Dabei gab es letztes Jahr sogar ein großes, das drei Tage dauerte, mit Bands aus Peking, Qingdao, Frankreich, Norwegen: das Golden Beach Music Festival in Huangdao, auf der anderen Seite der Bucht. 2010 fand das Festival direkt am Strand statt, 2011 zwar nicht mehr direkt am Strand, aber direkt am Meer, 2012 findet es weder am Strand noch am Meer statt, sondern gar nicht.

Warum dieser Abstieg? Ein Grund ist meiner Meinung nach, dass die Behörden jeglicher Art von privaten größeren Menschenansammlungen zutiefst misstrauen. Letztes Jahr sollte Anfang September ein zweites Musikfestival direkt am Strand in der Innenstadt stattfinden - sogar der Altrocker Cui Jian hatte sich angekündigt. Zwei Tage vorher, ich hatte bereits Karten gekauft, wurde das Festival ohne Angabe von Gründen abgesagt. Zu der Zeit fand gerade eine stadtweite Kampagne statt, nämlich die Kampagne "Zivilisierte Stadt" (wenming chengshi). Wochenlang wurde Qingdao von Stadtbeamten (chengguan) von allem "Unrat" (Grillöfen, Tischen auf der Straße, Bettlern, Essständen..) - teilweise gewaltsam - gesäubert. Diese Anstrengungen wurden für die Inspektoren aus der Haupstadt unternommen, um endlich den ehrenwerten Titel einer "zivilisierten Stadt" tragen zu dürfen. Da passt ein Musikfestival, das Müll und andere Unberechenbarkeiten erwarten lässt, nicht in das "zivilisierte" Konzept. Den Titel hat Qingdao übigens letztendlich nicht bekommen.

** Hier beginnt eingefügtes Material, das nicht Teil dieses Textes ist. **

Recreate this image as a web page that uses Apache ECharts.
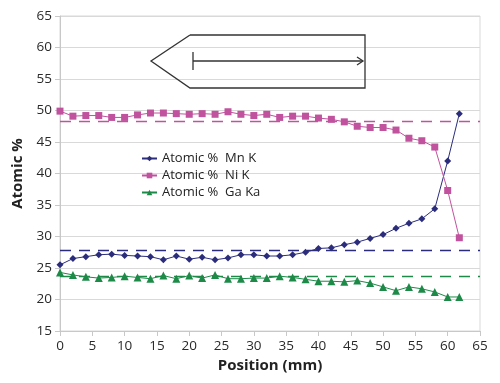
<!DOCTYPE html>
<html>
<head>
<meta charset="utf-8">
<script src="https://cdn.jsdelivr.net/npm/echarts@6/dist/echarts.min.js"></script>
<style>html,body{margin:0;padding:0;background:#fff}#c{width:500px;height:383px}</style>
</head>
<body>
<div id="c"></div>
<script>
var positions = [0,2,4,6,8,10,12,14,16,18,20,22,24,26,28,30,32,34,36,38,40,42,44,46,48,50,52,54,56,58,60,61.8];
var mnK = [25.5,26.5,26.8,27.1,27.2,27.0,26.9,26.8,26.3,26.9,26.4,26.7,26.3,26.6,27.1,27.1,26.9,26.9,27.1,27.5,28.1,28.2,28.7,29.1,29.7,30.3,31.3,32.1,32.8,34.4,42.0,49.5];
var niK = [49.9,49.1,49.2,49.2,48.9,48.9,49.3,49.6,49.6,49.5,49.4,49.5,49.4,49.8,49.4,49.2,49.4,48.9,49.1,49.1,48.8,48.6,48.2,47.5,47.3,47.3,46.9,45.6,45.2,44.2,37.3,29.8];
var gaKa = [24.3,23.9,23.6,23.4,23.5,23.7,23.5,23.3,23.8,23.3,23.8,23.4,23.9,23.3,23.3,23.4,23.4,23.7,23.5,23.2,22.9,22.9,22.8,23.0,22.6,22.0,21.4,22.0,21.7,21.2,20.4,20.4];
var seriesNames = ['Atomic %  Mn K','Atomic %  Ni K','Atomic %  Ga Ka'];
var nominal = [27.75, 48.25, 23.65];
var xTicks = [0,5,10,15,20,25,30,35,40,45,50,55,60,65];
var yTicks = [15,20,25,30,35,40,45,50,55,60,65];

var colors = ['#2b2d7c','#c0529e','#1d8a48'];
var symbols = ['diamond','rect','triangle'];
var symSizes = [7,7,8];
var dataSets = [mnK, niK, gaKa];

function pairs(ys){ return positions.map(function(x,i){return [x, ys[i]];}); }

var series = dataSets.map(function(ys, k){
  return {
    name: seriesNames[k], type:'line', data: pairs(ys),
    symbol: symbols[k], symbolSize: symSizes[k],
    itemStyle:{color:colors[k]}, lineStyle:{color:colors[k], width:1},
    z: 3 + k,
    markLine:{
      silent:true, symbol:['none','none'], label:{show:false},
      lineStyle:{color:colors[k], type:[11,8], width:1.3},
      data:[[{coord:[xTicks[0], nominal[k]]},{coord:[xTicks[xTicks.length-1], nominal[k]]}]]
    }
  };
});

var chart = echarts.init(document.getElementById('c'), null, {renderer:'canvas'});
var font = 'Open Sans, Noto Sans, sans-serif';
chart.setOption({
  animation:false,
  textStyle:{fontFamily:font},
  grid:{left:60, right:20, top:16, bottom:52, show:true, borderColor:'#d9d9d9', borderWidth:1},
  xAxis:{
    type:'value', min:xTicks[0], max:xTicks[xTicks.length-1], interval:5,
    name:'Position (mm)', nameLocation:'middle', nameGap:26,
    nameTextStyle:{fontSize:15, fontWeight:'bold', color:'#222', fontFamily:font},
    axisLine:{lineStyle:{color:'#c8c8c8'}},
    axisTick:{show:true, length:5, lineStyle:{color:'#c8c8c8'}},
    axisLabel:{color:'#2a2a2a', fontSize:13.5, margin:8},
    splitLine:{show:false}
  },
  yAxis:{
    type:'value', min:yTicks[0], max:yTicks[yTicks.length-1], interval:5,
    name:'Atomic %', nameLocation:'middle', nameGap:35,
    nameTextStyle:{fontSize:15, fontWeight:'bold', color:'#222', fontFamily:font},
    axisLine:{show:true, lineStyle:{color:'#c8c8c8'}},
    axisTick:{show:true, length:5, lineStyle:{color:'#c8c8c8'}},
    axisLabel:{color:'#2a2a2a', fontSize:13.5, margin:8},
    splitLine:{show:true, lineStyle:{color:'#d9d9d9', width:1.2}}
  },
  legend:{
    orient:'vertical', left:136, top:147, itemGap:4, itemWidth:15, itemHeight:7,
    textStyle:{fontSize:13, color:'#222', fontFamily:font},
    data:seriesNames
  },
  graphic:[
    {type:'polyline', shape:{points:[[190,35],[151,61],[190,88],[365,88],[365,35],[190,35]]}, style:{stroke:'#333', lineWidth:1.3, fill:null}, z:10},
    {type:'line', shape:{x1:193,y1:52,x2:193,y2:70}, style:{stroke:'#333', lineWidth:1.3}, z:10},
    {type:'line', shape:{x1:193,y1:61,x2:363,y2:61}, style:{stroke:'#333', lineWidth:1.3}, z:10},
    {type:'polyline', shape:{points:[[357,57],[363,61],[357,65]]}, style:{stroke:'#333', lineWidth:1.3, fill:null}, z:10}
  ],
  series:series
});
</script>
</body>
</html>
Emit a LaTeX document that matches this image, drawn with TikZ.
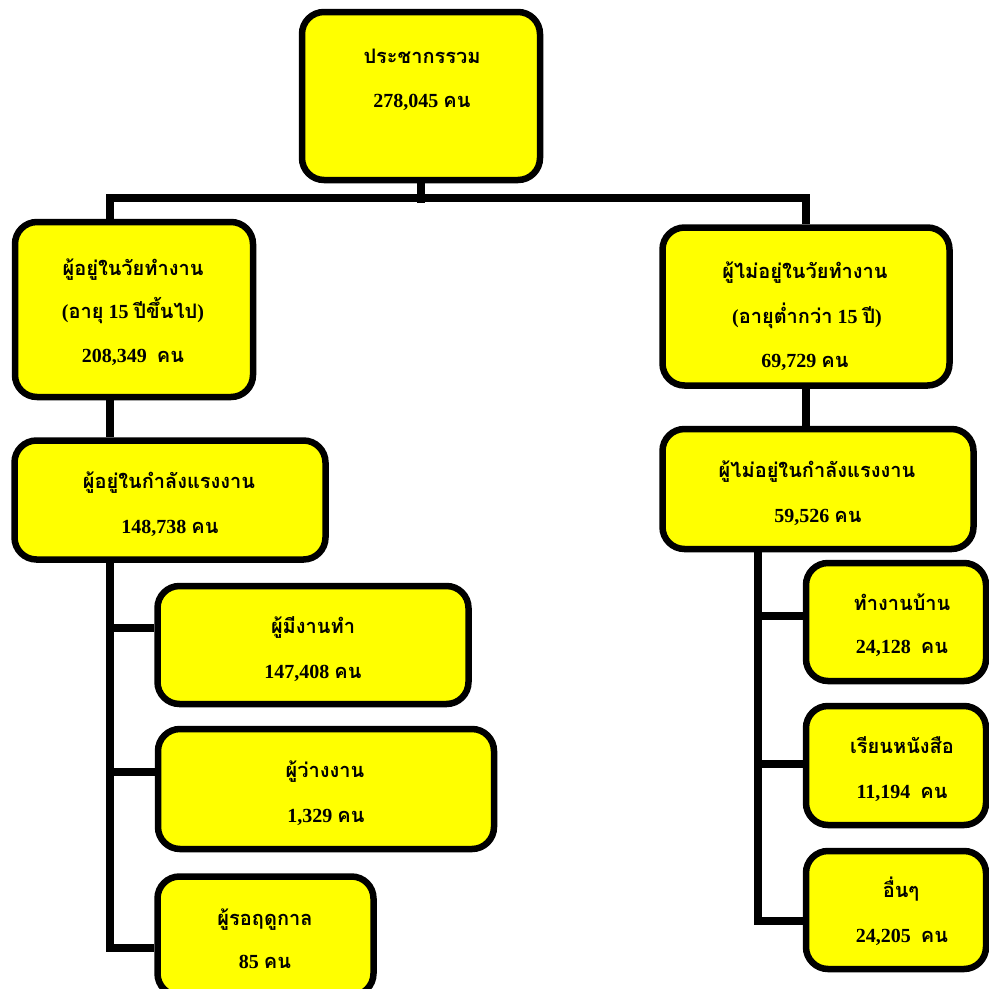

Statt private Großveranstaltungen gibt es jedes Jahr das brave Event "International Marine Festival". Klingt spaßig, ist es aber nicht; die Events richten sich nicht an die Einwohner, sondern an potentielle Investoren. Für die Einwohner ist das "Festival" eher ärgerlich, weil dann die ganze Marina abgesperrt wird und plötzlich Eintritt kostet.

Ist die Blüte der Musikfestivals in Qingdao vorbei? Und was bedeutet das für die Öffentlichkeit? Vielleicht haben die Qingdaonesen auch einfach keinen Bock auf so eine Art von Veranstaltungen, vielleicht ist es für die meisten doch kein ideales Familienevent, vielleicht finden es manche doch nicht so vorteilhaft, ihre Babys mitzunehmen und sich mit ihnen neben die Verstärker zu stellen... .

Also, Golden Beach Music Festival: R.I.P.! Hier ein Foto von einer Pekinger Death Metal-Band vom Festival 2011. Ich bleibe also diesen Sommer bei BBQ&Bier. Und Karaoke.